LUS is going into the Council on Tuesday to discuss a franchise agreement for its fiber-optic based cable system that will be shaped by the requirements of a state law that was initially designed to kill the project. Instead of being a document that we could proudly point to as a one which sets out the unique and forward-looking obligations of LUS to the community and its customer-owners we will likely get a defensive document that promises no more than what the city fathers could extract from Cox in the last contract round. The strange franchise and pole attachment agreements that LUS will sign with itself are by-products of the (un)Fair Competition Act and its resulting, anti-consumer regulations that are designed to drive up the price of LUS’s services and so minimize the competition it can offer its citizens.

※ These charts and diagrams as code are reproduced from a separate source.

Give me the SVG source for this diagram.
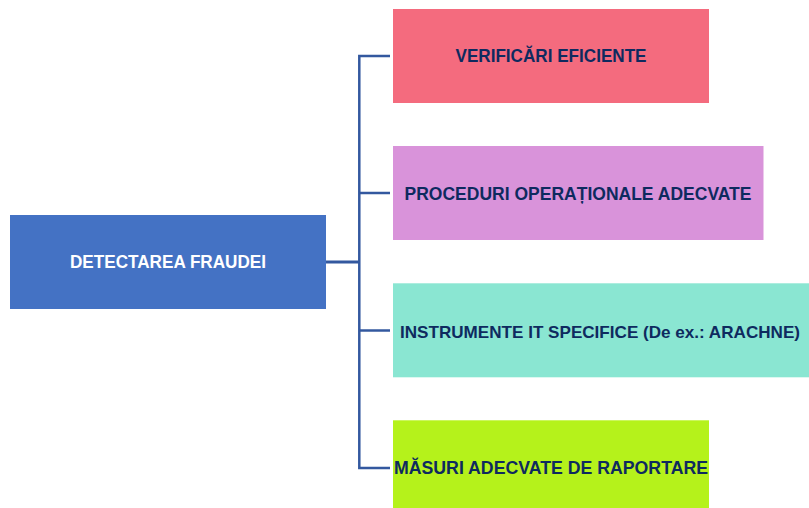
<svg xmlns="http://www.w3.org/2000/svg" width="809" height="508" viewBox="0 0 809 508">
<style>
.t{font-family:"Liberation Sans",Arial,sans-serif;font-weight:bold;font-size:18.5px;fill:#0E2A5F;text-anchor:middle}
.w{fill:#FFFFFF}
.c{fill:none;stroke:#33589F;stroke-width:2.5}
</style>
<rect width="809" height="508" fill="#FFFFFF"/>
<g id="connectors">
<line class="c" x1="326" y1="262" x2="359.3" y2="262" style="stroke-width:3"/>
<polyline class="c" points="390,56 359.3,56 359.3,468 390,468"/>
<line class="c" x1="359.3" y1="193" x2="390" y2="193"/>
<line class="c" x1="359.3" y1="330.5" x2="390" y2="330.5"/>
</g>
<g id="detectarea">
<rect x="10" y="215" width="316" height="94" fill="#4472C4"/>
<text class="t w" x="168" y="268" textLength="196" lengthAdjust="spacingAndGlyphs">DETECTAREA FRAUDEI</text>
</g>
<g id="verificari">
<rect x="393" y="9" width="316" height="94" fill="#F46B7E"/>
<text class="t" x="551" y="62" textLength="191" lengthAdjust="spacingAndGlyphs">VERIFICĂRI EFICIENTE</text>
</g>
<g id="proceduri">
<rect x="393" y="146" width="370.5" height="94" fill="#D993DA"/>
<text class="t" x="578" y="200" textLength="347" lengthAdjust="spacingAndGlyphs">PROCEDURI OPERAȚIONALE ADECVATE</text>
</g>
<g id="instrumente">
<rect x="393" y="283.3" width="430" height="94" fill="#8AE6D2"/>
<text class="t" x="400" y="338" style="text-anchor:start;font-size:17px" textLength="400" lengthAdjust="spacingAndGlyphs">INSTRUMENTE IT SPECIFICE (De ex.: ARACHNE)</text>
</g>
<g id="masuri">
<rect x="393" y="420.3" width="316" height="94" fill="#B5F21B"/>
<text class="t" x="551" y="474" textLength="314" lengthAdjust="spacingAndGlyphs">MĂSURI ADECVATE DE RAPORTARE</text>
</g>
</svg>
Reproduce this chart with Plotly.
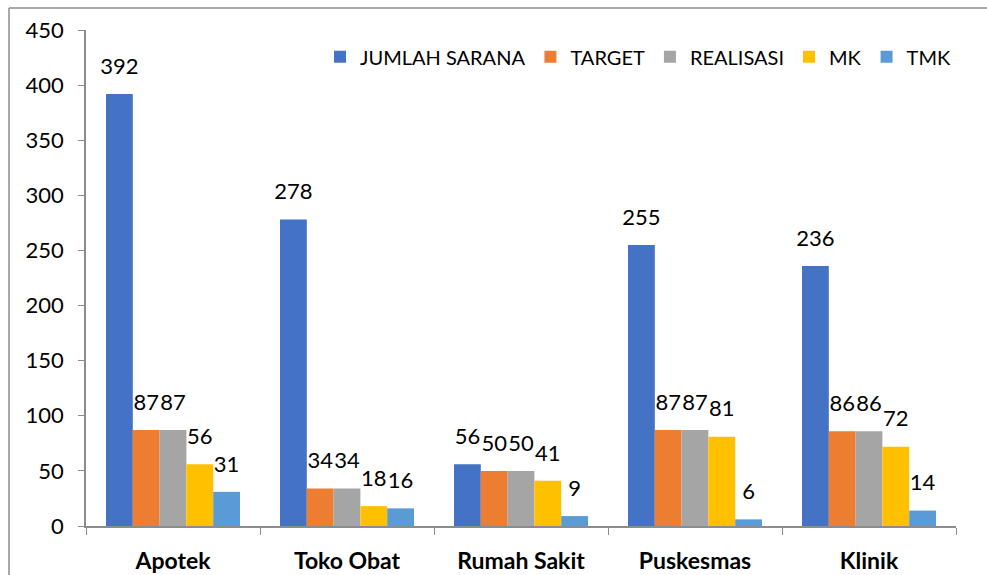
import plotly.graph_objs as go

categories = ["Apotek", "Toko Obat", "Rumah Sakit", "Puskesmas", "Klinik"]
series_names = ["JUMLAH SARANA", "TARGET", "REALISASI", "MK", "TMK"]
jumlah_sarana = [392, 278, 56, 255, 236]
target = [87, 34, 50, 87, 86]
realisasi = [87, 34, 50, 87, 86]
mk = [56, 18, 41, 81, 72]
tmk = [31, 16, 9, 6, 14]
y_ticks = [0, 50, 100, 150, 200, 250, 300, 350, 400, 450]

colors = ["#4472C4", "#ED7D31", "#A5A5A5", "#FFC000", "#5B9BD5"]
FONT = "Lato, 'Open Sans', sans-serif"

fig = go.Figure()
for name, vals, col in zip(series_names, [jumlah_sarana, target, realisasi, mk, tmk], colors):
    fig.add_trace(go.Bar(x=categories, y=vals, name=name, marker_color=col,
                         marker_line_width=0, offsetgroup=name))
# data labels: invisible markers push the text up a bit, like Excel does
for name, vals in zip(series_names, [jumlah_sarana, target, realisasi, mk, tmk]):
    fig.add_trace(go.Scatter(x=categories, y=vals, mode="markers+text", text=vals,
                             textposition="top center", offsetgroup=name,
                             marker=dict(size=22, opacity=0), showlegend=False,
                             textfont=dict(size=22, color="#000000"),
                             cliponaxis=False, hoverinfo="skip"))

# chart frame: only left and top edges are visible in the original crop
frame = dict(color="#8c8c8c", width=1.5)
shapes = [
    dict(type="line", xref="paper", yref="paper", x0=-0.0885, x1=-0.0885, y0=-0.3, y1=1.0444, line=frame),
    dict(type="line", xref="paper", yref="paper", x0=-0.0885, x1=1.2, y0=1.0444, y1=1.0444, line=frame),
]

fig.update_layout(
    width=987, height=575,
    margin=dict(l=86, r=31, t=30, b=49),
    paper_bgcolor="white", plot_bgcolor="white",
    font=dict(family=FONT, color="#000000"),
    barmode="group", bargap=0.23, bargroupgap=0,
    scattermode="group", scattergap=0.23,
    legend=dict(orientation="h", x=0.269, y=0.946, xanchor="left", yanchor="middle",
                font=dict(size=20), bgcolor="rgba(0,0,0,0)", itemwidth=30),
    shapes=shapes,
)
fig.update_xaxes(showline=True, linecolor="#8c8c8c", linewidth=1.5, ticks="outside",
                 tickson="boundaries", ticklen=7, tickcolor="#8c8c8c",
                 tickfont=dict(size=23, family=FONT, weight="bold"),
                 ticklabelstandoff=14, showgrid=False, automargin=False)
fig.update_yaxes(range=[0, 450], tickvals=y_ticks, showline=True, linecolor="#8c8c8c",
                 linewidth=1.5, ticks="outside", ticklen=6, tickcolor="#8c8c8c",
                 tickfont=dict(size=22), ticklabelstandoff=10, showgrid=False,
                 zeroline=False, automargin=False)

# drop the default body margin so the figure fills the window exactly
fig.write_html("out.html", config={"displayModeBar": False},
               post_script="document.body.style.margin='0';document.body.style.overflow='hidden';")
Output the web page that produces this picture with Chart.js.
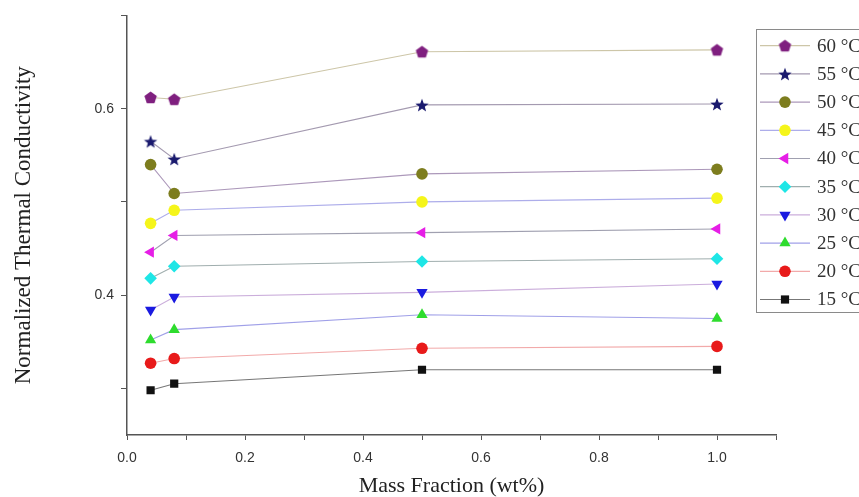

To add insult to injury, federal intervention may well result in Cox deciding to abandon most of the very franchise agreement that LUS will be imitating while LUS will, regardless of federal “relief,” will be obliged by its ownership and the aforementioned law to fulfill its contractual obligations regardless of the competitive disadvantage at which it is put.
I think that’s all pretty sad and more than a little sick. I hope you do too. We’ve earned better than a me-too franchise with our local communications utility.
Welcome to topsy-turvy world of American Broadband Policy as it plays out in real local communities.